- From: David Poehlman <poehlman1@comcast.net>
- Date: Fri, 12 Jul 2002 16:36:35 -0400
- To: Jim Ley <jim@jibbering.com>, W3c-Wai-Ig <w3c-wai-ig@w3.org>
yes the words are important, but we are dealing with a small window because as has been pointed out in earlier messages, we are taking into account, pdas, screen enlargement, refreshable braille displays, anything that requires a lot of scrolling to fit what you want to view into your viewing window. I have observed viewing windows as small as one word at a time.

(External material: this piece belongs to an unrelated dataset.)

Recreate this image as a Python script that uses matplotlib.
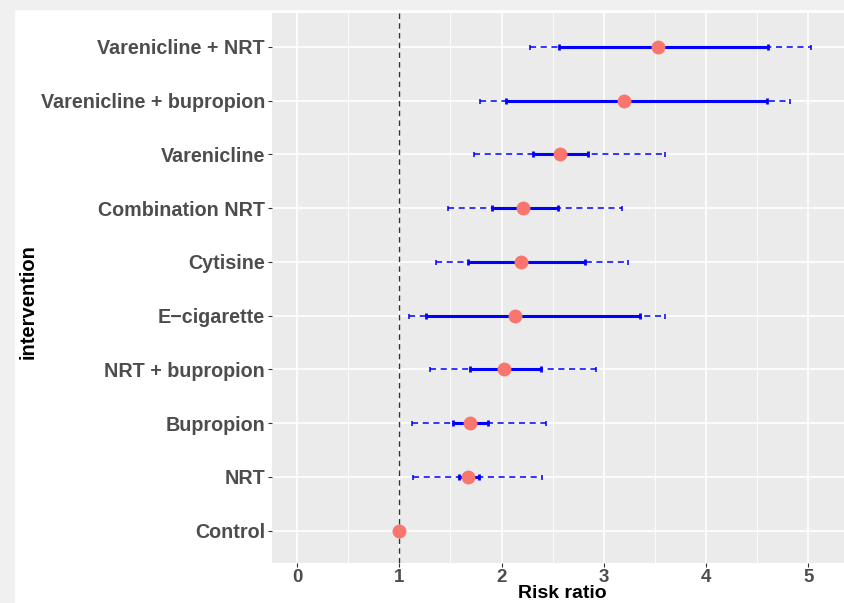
import numpy as np
import matplotlib
matplotlib.use("Agg")
import matplotlib.pyplot as plt
from matplotlib.patches import Rectangle

# data, bottom row first
interventions = ["Control", "NRT", "Bupropion", "NRT + bupropion", "E\u2212cigarette",
                 "Cytisine", "Combination NRT", "Varenicline",
                 "Varenicline + bupropion", "Varenicline + NRT"]
risk_ratio = [1.00, 1.67, 1.69, 2.02, 2.13, 2.19, 2.21, 2.57, 3.20, 3.53]
ci_low = [np.nan, 1.58, 1.53, 1.69, 1.26, 1.67, 1.91, 2.31, 2.04, 2.56]
ci_high = [np.nan, 1.78, 1.87, 2.39, 3.35, 2.82, 2.55, 2.85, 4.60, 4.61]
pi_low = [np.nan, 1.13, 1.12, 1.30, 1.10, 1.36, 1.48, 1.73, 1.79, 2.28]
pi_high = [np.nan, 2.40, 2.44, 2.92, 3.60, 3.24, 3.18, 3.60, 4.82, 5.03]
xticks = [0, 1, 2, 3, 4, 5]

plt.rcParams['font.family'] = ['Liberation Sans', 'DejaVu Sans']
plt.rcParams['font.weight'] = 'bold'

fig = plt.figure(figsize=(8.45, 6.03), dpi=100)
fig.patch.set_facecolor('white')
# light grey frame of the screenshot
fig.patches.append(Rectangle((0, 0), 14/845, 1, transform=fig.transFigure, color='#F0F0F0', zorder=-1))
fig.patches.append(Rectangle((0, 1 - 9/603), 1, 9/603, transform=fig.transFigure, color='#F0F0F0', zorder=-1))

ax = fig.add_axes([272/845, 1 - 563/603, 1 - 272/845, (563 - 13)/603])
ax.set_facecolor('#EBEBEB')
for s in ax.spines.values():
    s.set_visible(False)

y = np.arange(len(interventions))
rr = np.array(risk_ratio)
cl, ch = np.array(ci_low), np.array(ci_high)
pl, ph = np.array(pi_low), np.array(pi_high)
m = ~np.isnan(cl)

# outer interval, dashed
eb = ax.errorbar(rr[m], y[m], xerr=[rr[m] - pl[m], ph[m] - rr[m]], fmt='none',
                 ecolor='#0000FF', elinewidth=1.1, capsize=1.8, capthick=1.1, zorder=3)
eb[2][0].set_linestyle((0, (4, 3)))
# inner interval, solid
ax.errorbar(rr[m], y[m], xerr=[rr[m] - cl[m], ch[m] - rr[m]], fmt='none',
            ecolor='#0000FF', elinewidth=2.2, capsize=2.4, capthick=2.0, zorder=4)

ax.axvline(1, color='#333333', lw=1.0, ls=(0, (4, 3)), zorder=2)
ax.plot(rr, y, 'o', color='#F8766D', ms=10, mec='none', zorder=5)

ax.set_xlim(-0.245, 5.36)
ax.set_ylim(-0.6, 9.63)
ax.set_xticks(xticks)
ax.set_xticks(np.arange(0.5, 5.5, 1), minor=True)
ax.set_yticks(y)
ax.set_yticklabels(interventions)
ax.grid(True, which='major', color='white', lw=1.2, zorder=0)
ax.grid(True, which='minor', axis='x', color='white', lw=0.6, zorder=0)
ax.set_axisbelow(True)
ax.tick_params(which='major', length=3, width=0.8, color='#333333',
               labelsize=14.2, labelcolor='#4D4D4D', pad=2)
ax.tick_params(which='minor', length=0)
for lab in ax.get_xticklabels() + ax.get_yticklabels():
    lab.set_fontweight('bold')
ax.tick_params(axis='x', labelsize=13.5, pad=1.5)

ax.set_xlabel('Risk ratio', fontsize=14, fontweight='bold', color='black')
ax.set_ylabel('intervention', fontsize=14.5, fontweight='bold', color='black')
ax.yaxis.set_label_coords(28/845, 0.5, transform=fig.transFigure)
ax.xaxis.set_label_coords(562/845, 0.5/603, transform=fig.transFigure)
ax.xaxis.label.set_va('bottom')
ax.yaxis.label.set_va('center')

fig.savefig('out.png', dpi=100, facecolor=fig.get_facecolor())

Yes, there are mechanisms for providing navigation in some instances built in but in many there are not and while I agree that the words need to be carefully chosen, we must take this into account when designing our content sets. ----- Original Message ----- From: "Jim Ley" <jim@jibbering.com> To: "W3c-Wai-Ig" <w3c-wai-ig@w3.org> Sent: Friday, July 12, 2002 10:15 AM Subject: Re: accessible navigation "David Poehlman" <poehlman1@comcast.net> > I agree and back to contant or back to navigation should be sufficient. > remember, we are dealing here with a small window where the content > might not be displayed. It is a tough conundrum. We're not dealing with a small window at all, we're dealing with an HTML document... If it says back to content or back to navigation I would expect it to go to another page with content and/or navigation I wouldn't expect it to be within the same document, I don't see why, Also surely back is a problematical word as it implies you've been there before - which isn't guaranteed at all (even within the same document you could've arrived at the content portion missing the navigation.) I don't have any solutions to this unfortunately. In documents like the W3's recommendations, it's probably okay, you have _contents_ etc. which you can link to as _contents_ but using vague terms like "to navigation" and "to content" I find very confusing about where it's likely to take me. Jim.